What you will do:
Reproduce nothing except the lines between the line with "What Plotly code" and the line with "import plotly.graph_objects as go", both ends included, and please leave out pictures.

Rows from a dataset of charts and code:

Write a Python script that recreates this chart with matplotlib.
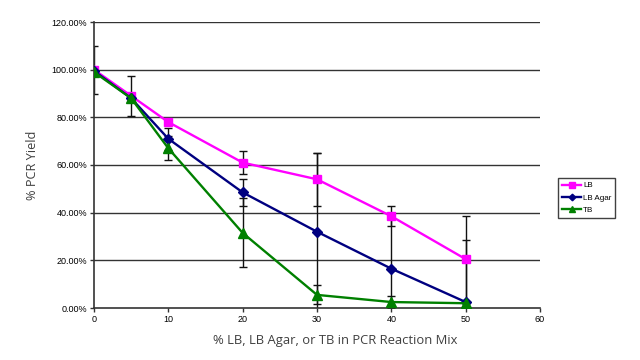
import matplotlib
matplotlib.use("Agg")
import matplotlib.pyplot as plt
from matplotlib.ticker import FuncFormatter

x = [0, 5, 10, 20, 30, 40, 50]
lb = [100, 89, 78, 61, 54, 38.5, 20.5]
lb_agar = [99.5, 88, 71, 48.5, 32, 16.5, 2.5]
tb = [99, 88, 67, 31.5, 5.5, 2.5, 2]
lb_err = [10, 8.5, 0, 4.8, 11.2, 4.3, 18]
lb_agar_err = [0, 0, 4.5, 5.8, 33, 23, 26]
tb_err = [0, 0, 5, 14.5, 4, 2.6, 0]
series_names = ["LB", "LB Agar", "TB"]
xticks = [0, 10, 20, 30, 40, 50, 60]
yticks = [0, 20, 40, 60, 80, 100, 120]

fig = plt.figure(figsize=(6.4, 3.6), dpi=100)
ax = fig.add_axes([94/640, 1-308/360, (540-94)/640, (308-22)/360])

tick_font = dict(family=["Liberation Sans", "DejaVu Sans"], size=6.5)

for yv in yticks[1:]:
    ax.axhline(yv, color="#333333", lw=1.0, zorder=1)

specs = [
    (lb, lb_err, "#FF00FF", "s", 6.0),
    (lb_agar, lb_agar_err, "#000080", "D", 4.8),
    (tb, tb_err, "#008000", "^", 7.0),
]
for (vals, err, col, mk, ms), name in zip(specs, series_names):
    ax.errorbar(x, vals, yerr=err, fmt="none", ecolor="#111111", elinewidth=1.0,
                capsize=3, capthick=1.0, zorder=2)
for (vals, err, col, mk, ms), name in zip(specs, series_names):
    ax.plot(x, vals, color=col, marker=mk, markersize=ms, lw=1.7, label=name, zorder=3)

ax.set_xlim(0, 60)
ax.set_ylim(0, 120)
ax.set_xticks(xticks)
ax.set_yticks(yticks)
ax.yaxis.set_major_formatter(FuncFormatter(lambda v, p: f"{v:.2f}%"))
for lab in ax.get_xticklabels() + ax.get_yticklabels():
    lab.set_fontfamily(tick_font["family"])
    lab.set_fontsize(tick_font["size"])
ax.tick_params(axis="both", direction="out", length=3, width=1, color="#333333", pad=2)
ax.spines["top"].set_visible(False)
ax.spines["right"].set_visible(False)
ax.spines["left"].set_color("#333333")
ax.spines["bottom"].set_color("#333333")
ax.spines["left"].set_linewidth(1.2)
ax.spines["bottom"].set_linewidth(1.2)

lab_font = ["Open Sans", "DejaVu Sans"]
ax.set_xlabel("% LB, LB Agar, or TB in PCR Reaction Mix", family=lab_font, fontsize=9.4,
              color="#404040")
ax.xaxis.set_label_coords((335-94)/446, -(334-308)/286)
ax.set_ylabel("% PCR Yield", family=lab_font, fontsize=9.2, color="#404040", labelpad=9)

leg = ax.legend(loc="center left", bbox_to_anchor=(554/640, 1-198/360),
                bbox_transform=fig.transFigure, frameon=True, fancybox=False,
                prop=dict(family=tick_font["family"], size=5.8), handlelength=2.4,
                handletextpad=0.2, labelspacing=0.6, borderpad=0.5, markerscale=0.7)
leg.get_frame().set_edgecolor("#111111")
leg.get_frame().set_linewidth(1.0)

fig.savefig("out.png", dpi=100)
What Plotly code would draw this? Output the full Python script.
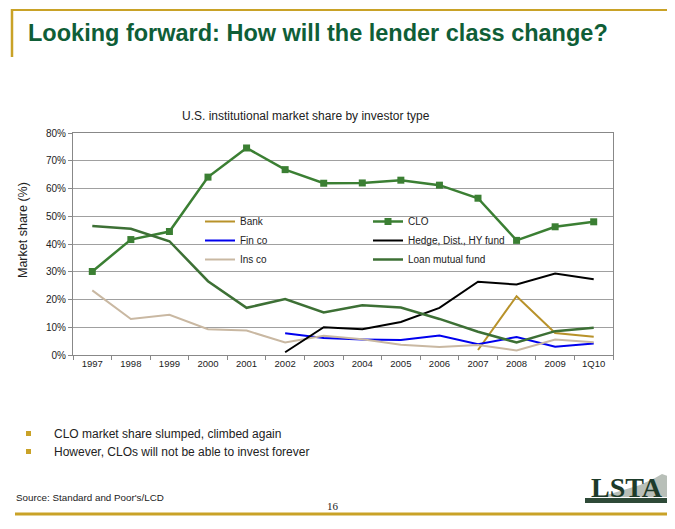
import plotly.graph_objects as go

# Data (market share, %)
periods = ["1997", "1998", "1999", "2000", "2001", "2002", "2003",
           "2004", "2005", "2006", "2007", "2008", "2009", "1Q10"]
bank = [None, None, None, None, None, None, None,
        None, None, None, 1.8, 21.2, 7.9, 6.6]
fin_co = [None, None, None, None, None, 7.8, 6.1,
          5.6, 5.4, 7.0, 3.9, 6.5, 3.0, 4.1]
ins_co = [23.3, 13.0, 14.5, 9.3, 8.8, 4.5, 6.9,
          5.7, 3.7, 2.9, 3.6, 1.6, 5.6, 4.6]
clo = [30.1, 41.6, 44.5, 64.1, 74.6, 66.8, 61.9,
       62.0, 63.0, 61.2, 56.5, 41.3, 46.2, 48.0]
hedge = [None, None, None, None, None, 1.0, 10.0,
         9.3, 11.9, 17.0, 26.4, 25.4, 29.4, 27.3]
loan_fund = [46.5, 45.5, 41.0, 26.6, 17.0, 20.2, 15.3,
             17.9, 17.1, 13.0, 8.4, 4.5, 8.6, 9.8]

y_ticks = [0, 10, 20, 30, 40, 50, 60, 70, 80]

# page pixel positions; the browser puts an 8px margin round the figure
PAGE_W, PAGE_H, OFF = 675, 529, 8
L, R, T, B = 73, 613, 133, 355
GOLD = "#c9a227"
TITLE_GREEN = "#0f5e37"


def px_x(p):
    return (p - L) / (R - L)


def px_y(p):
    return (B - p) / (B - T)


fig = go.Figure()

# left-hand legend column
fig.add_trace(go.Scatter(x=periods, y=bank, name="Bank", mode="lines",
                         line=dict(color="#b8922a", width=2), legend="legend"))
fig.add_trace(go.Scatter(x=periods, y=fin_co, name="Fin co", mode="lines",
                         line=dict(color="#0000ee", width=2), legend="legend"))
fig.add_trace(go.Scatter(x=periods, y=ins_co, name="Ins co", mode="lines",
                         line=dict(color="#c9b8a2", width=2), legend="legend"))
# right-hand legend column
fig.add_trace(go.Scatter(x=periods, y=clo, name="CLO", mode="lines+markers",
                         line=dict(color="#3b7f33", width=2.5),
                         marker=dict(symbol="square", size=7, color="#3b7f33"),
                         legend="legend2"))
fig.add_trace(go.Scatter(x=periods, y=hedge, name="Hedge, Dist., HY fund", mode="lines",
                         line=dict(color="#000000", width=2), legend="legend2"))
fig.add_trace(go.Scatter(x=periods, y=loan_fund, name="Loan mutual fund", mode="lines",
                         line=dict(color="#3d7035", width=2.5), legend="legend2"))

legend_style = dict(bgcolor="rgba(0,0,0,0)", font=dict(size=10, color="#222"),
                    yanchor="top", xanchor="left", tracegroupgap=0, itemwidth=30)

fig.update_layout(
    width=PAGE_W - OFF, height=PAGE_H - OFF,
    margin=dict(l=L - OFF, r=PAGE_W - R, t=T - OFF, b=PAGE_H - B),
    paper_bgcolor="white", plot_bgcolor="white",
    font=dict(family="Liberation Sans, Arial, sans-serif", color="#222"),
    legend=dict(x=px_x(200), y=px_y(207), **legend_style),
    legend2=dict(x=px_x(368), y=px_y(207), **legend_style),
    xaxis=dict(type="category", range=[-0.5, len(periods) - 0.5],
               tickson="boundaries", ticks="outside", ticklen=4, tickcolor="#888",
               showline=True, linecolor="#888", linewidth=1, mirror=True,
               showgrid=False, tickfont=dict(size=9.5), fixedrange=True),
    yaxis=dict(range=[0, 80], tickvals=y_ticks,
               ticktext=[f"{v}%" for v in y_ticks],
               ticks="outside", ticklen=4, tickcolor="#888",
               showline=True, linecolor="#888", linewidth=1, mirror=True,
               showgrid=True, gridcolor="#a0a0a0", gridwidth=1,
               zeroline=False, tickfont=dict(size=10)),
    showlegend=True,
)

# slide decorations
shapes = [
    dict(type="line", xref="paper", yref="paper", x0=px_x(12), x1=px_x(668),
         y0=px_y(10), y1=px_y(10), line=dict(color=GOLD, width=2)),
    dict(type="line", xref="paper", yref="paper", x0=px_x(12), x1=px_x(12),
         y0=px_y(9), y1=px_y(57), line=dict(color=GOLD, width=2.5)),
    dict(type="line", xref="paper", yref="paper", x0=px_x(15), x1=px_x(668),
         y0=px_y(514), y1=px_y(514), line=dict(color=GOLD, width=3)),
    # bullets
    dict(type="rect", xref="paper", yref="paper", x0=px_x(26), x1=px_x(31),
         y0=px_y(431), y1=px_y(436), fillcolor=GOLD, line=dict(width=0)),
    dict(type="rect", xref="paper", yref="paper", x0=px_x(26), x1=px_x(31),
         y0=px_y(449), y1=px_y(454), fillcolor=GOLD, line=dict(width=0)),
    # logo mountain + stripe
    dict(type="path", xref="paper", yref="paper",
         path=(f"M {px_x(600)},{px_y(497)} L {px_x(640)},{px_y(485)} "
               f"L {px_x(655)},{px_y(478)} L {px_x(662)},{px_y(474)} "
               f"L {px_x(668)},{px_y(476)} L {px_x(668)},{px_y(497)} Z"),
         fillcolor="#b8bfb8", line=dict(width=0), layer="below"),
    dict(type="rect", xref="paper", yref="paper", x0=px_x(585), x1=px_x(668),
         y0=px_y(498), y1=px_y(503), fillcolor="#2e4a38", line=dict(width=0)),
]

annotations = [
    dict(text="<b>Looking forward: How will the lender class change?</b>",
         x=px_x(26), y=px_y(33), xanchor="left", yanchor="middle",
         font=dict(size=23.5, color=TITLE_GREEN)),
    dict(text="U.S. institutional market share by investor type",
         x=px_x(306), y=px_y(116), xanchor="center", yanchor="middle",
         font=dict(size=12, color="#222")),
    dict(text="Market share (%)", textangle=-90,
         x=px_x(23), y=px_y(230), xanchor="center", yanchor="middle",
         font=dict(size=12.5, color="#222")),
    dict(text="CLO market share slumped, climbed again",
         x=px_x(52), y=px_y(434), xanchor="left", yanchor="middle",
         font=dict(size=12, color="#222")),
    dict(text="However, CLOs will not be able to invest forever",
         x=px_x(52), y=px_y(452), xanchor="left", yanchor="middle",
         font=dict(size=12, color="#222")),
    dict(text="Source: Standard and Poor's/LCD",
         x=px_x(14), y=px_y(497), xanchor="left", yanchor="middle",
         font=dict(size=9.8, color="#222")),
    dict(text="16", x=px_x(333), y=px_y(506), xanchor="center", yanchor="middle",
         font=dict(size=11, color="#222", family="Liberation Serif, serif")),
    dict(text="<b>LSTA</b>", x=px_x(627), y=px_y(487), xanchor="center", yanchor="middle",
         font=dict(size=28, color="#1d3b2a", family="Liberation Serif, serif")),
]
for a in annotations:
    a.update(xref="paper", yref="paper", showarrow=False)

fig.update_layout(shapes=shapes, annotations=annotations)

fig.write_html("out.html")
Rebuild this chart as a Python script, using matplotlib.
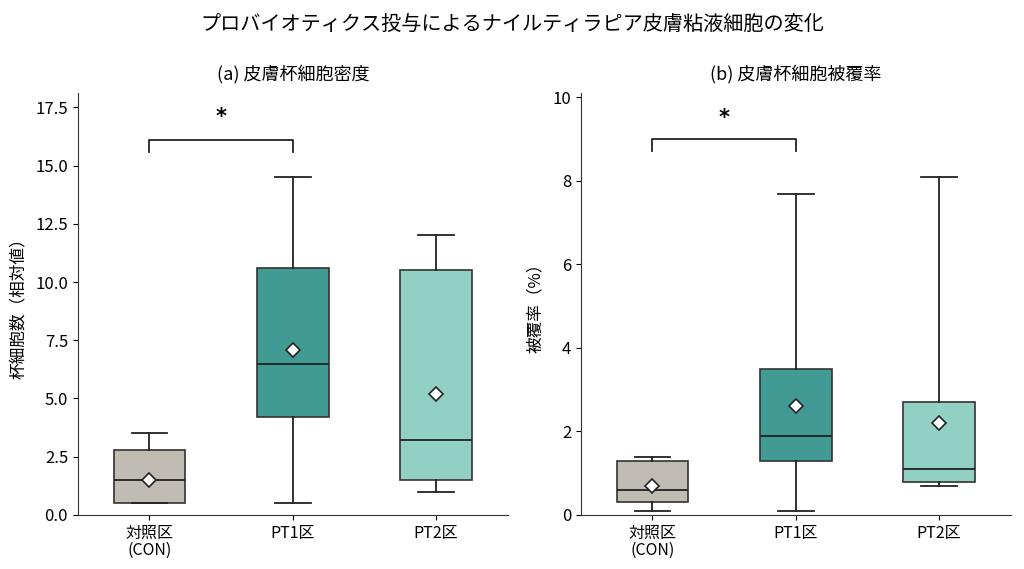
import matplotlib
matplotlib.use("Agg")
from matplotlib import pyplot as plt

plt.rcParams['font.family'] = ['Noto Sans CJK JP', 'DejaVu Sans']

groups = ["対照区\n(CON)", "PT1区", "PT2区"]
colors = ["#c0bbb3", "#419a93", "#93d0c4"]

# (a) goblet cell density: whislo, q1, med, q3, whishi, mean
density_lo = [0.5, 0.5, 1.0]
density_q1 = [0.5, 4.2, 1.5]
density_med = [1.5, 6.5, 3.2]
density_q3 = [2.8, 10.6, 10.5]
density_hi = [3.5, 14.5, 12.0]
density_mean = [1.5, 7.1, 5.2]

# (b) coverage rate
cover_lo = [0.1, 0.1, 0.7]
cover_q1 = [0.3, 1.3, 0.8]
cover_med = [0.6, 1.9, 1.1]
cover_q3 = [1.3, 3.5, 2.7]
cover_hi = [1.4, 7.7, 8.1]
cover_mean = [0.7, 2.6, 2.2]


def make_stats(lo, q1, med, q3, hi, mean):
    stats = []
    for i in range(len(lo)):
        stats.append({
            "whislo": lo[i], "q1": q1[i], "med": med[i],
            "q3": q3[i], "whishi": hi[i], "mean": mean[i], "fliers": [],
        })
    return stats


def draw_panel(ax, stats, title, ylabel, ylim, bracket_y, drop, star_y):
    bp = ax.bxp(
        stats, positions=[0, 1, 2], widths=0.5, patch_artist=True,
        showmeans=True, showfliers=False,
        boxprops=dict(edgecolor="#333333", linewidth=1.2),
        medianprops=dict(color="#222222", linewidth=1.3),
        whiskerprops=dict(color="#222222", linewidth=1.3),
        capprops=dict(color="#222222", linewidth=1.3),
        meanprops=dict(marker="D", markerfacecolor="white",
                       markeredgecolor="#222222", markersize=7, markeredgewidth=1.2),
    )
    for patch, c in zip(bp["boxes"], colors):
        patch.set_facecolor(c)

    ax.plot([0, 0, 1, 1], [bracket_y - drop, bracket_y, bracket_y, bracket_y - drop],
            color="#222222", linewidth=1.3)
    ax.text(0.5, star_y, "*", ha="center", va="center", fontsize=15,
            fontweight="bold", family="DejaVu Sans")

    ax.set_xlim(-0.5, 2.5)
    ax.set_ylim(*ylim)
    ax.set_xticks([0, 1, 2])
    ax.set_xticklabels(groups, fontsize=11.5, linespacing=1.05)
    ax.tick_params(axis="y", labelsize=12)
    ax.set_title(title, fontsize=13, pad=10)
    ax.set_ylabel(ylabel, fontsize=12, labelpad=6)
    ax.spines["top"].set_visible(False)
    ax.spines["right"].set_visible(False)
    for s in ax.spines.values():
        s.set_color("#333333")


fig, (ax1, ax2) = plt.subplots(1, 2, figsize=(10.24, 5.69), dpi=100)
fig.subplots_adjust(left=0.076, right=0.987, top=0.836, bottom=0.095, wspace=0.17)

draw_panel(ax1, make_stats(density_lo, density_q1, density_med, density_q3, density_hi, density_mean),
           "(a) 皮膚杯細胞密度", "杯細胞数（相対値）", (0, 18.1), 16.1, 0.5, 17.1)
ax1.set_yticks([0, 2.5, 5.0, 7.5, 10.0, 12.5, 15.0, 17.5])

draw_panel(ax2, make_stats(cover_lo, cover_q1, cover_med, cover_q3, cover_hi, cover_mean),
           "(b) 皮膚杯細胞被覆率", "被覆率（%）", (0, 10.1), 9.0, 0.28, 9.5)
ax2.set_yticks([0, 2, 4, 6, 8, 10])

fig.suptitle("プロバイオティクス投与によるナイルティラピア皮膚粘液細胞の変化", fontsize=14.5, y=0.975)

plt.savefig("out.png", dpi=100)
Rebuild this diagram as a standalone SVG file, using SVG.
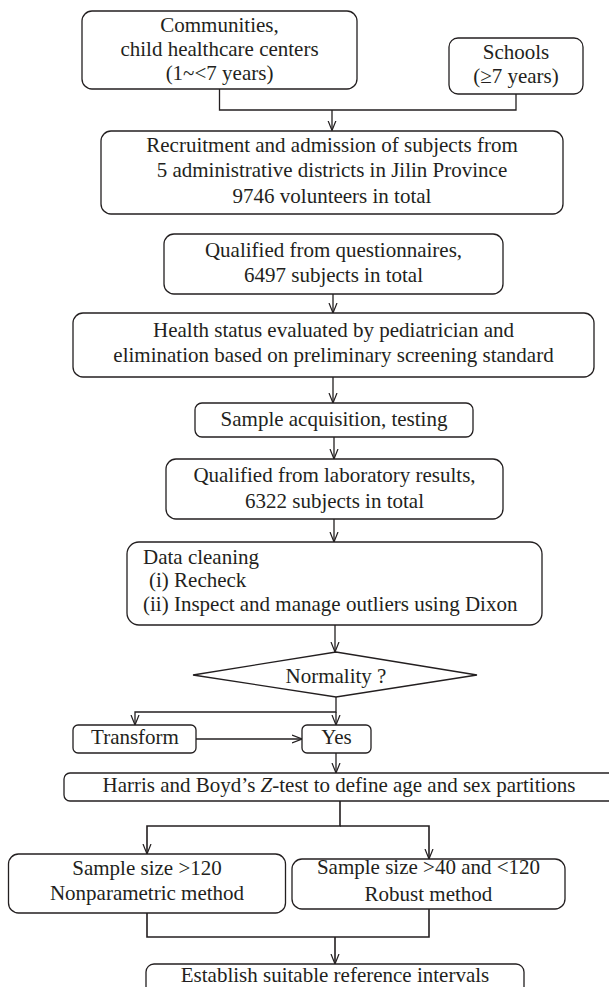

Solution for this problem:
What Plotly code would draw this? Output the full Python script.
import plotly.graph_objects as go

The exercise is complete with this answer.